Banks spend millions year after year in their effort to craft an image of ultimate security for the modern financial fortress. Banks surround us with sleek interfaces and promises of high-end encryption, unrivalled reliability, and effortless efficiency at our fingertips. They convince us that our money has never been safer and that their sophisticated AI-driven security systems are almost impossible to penetrate. But when you actually face a crisis like an unauthorised charge on a supposedly “secure” virtual card, that confidence starts to crack. It feels less like a partnership built on trust and more like a carefully managed branding exercise.
The Notifications That Changed Everything
And yet, it recently happened to me through FNB. A Bank whose consistent messaging has revolved around a few core promises which include help, trust, innovation, convenience, and security. On April 4, I found myself staring at unauthorised transactions on a card that, technically speaking, should have been incredibly difficult to exploit in that way. I use virtual credit cards because the constantly changing CVV is supposed to act as the ultimate safeguard against fraudsters. At least, that’s what banks keep telling us. So if the code refreshes every few minutes, how can someone possibly run up a bill without me knowing? Out of nowhere, notifications for multiple transactions started appearing on my phone. I knew I hadn’t made them, yet somehow my name was attached to every single one. Someone had used my virtual credit card for transactions I never authorised. What makes this even harder to process is the fact that banks constantly market virtual cards as one of the safest ways to transact online. So naturally, when fraudulent transactions still go through, you start asking questions tied to logic. And that raises the biggest question, if fraudsters can still bypass the very security features banks constantly promote as protection, then what exactly are customers supposed to trust?
“Secure” Until It Isn’t
My first instinct was to call FNB and get this clarified. I made the call at 12:26pm that same day, but the bank simply provided me with a case number and informed me that they would conduct an investigation, which could take anywhere between 7 and 30 days. In that time I received no feedback what so ever. I called the fraud department again on April 6, only to hear that the investigation was still in progress and that I would simply have to wait. The moment I tried to push back, I realised just how heavily the system leans against consumers. Despite the fact that someone carried out unauthorised transactions on a virtual card protected by a dynamic CVV, the bank refused to take responsibility and reserved comment. “Investigations take time” became the standard response. How much of time, is anybodies guess. Which means I now have to repay the money, with interest attached to it. And that changes the entire experience. You see, at this point I am no longer just dealing with fraud, I am dealing with the financial aftermath of a system failure that has become my burden to carry.

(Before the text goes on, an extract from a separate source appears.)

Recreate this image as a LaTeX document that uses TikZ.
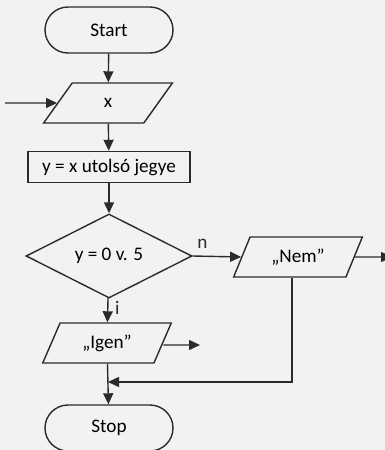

The Problem With Digital Trust
Watching the recent Daily Maverick report on this was a wake-up call. It turns out I’m just one of thousands. Commercial crime in South Africa is exploding, while violent crime stats are actually dipping. But because the banks keep these stories quiet by simply blaming the victim, we don’t realise how common this is. I think the biggest takeaway is understanding that modern fraud doesn’t happen the way people imagine or the way movies portray it. Criminals have evolved. They no longer focus only on stealing physical cards or randomly guessing numbers. The system as well as the methods used to exploit it have evolved. A changing CVV sounds airtight in theory, but digital payment systems operate across multiple layers. Stored merchant credentials, tokenised payments, compromised apps, phishing attempts, malware, leaked databases, and social engineering tactics all create potential entry points for fraudsters.Fraudsters don’t necessarily need access to every layer. All they need is access to the weakest link in the chain. And that’s the part consumers don’t always hear about.
When The Customer Carries The Cost
Consumers are sold a rather pretty convincing package. A package packed with convenience, safety, advanced fraud detection and instant control through banking apps. The finance institutions convince us that virtual cards are smarter and more secure than physical cards. So when fraud does happen, it feels less like “bad luck” and more like watching your confidence in a system collapse in real time. Almost immediately, a wall goes up between the customer and the bank. The standard line is always that the customer was negligent with their credentials. In their eyes, the system is perfect, so the human must be the glitch. Even when the math doesn’t add up the burden of proof sits squarely with the consumer.
The Gap Between Marketing And Reality
If banks market virtual cards as highly secure because of features like rotating CVVs, then surely there should also be a more transparent conversation around what happens when those protections fail. And maybe that’s the real issue here. The conversation is not whether virtual cards are useful, we know that they are. And it’s not whether fraud prevention systems work, because for the most part, they do. But consumers are often sold digital security in a way that sounds absolute. Almost guaranteed. Then the moment fraud slips through the cracks, the responsibility suddenly becomes far more complicated. The reality is that digital banking has evolved faster than most people’s understanding of how vulnerable these systems can still be. Fraud today isn’t always about somebody stealing your card. Sometimes it’s about weaknesses buried somewhere inside an entire payment ecosystem most of us never even see. Unfortunately, you only really understand that once you become the person staring at transactions you never made… while trying to explain to a bank that none of it makes sense.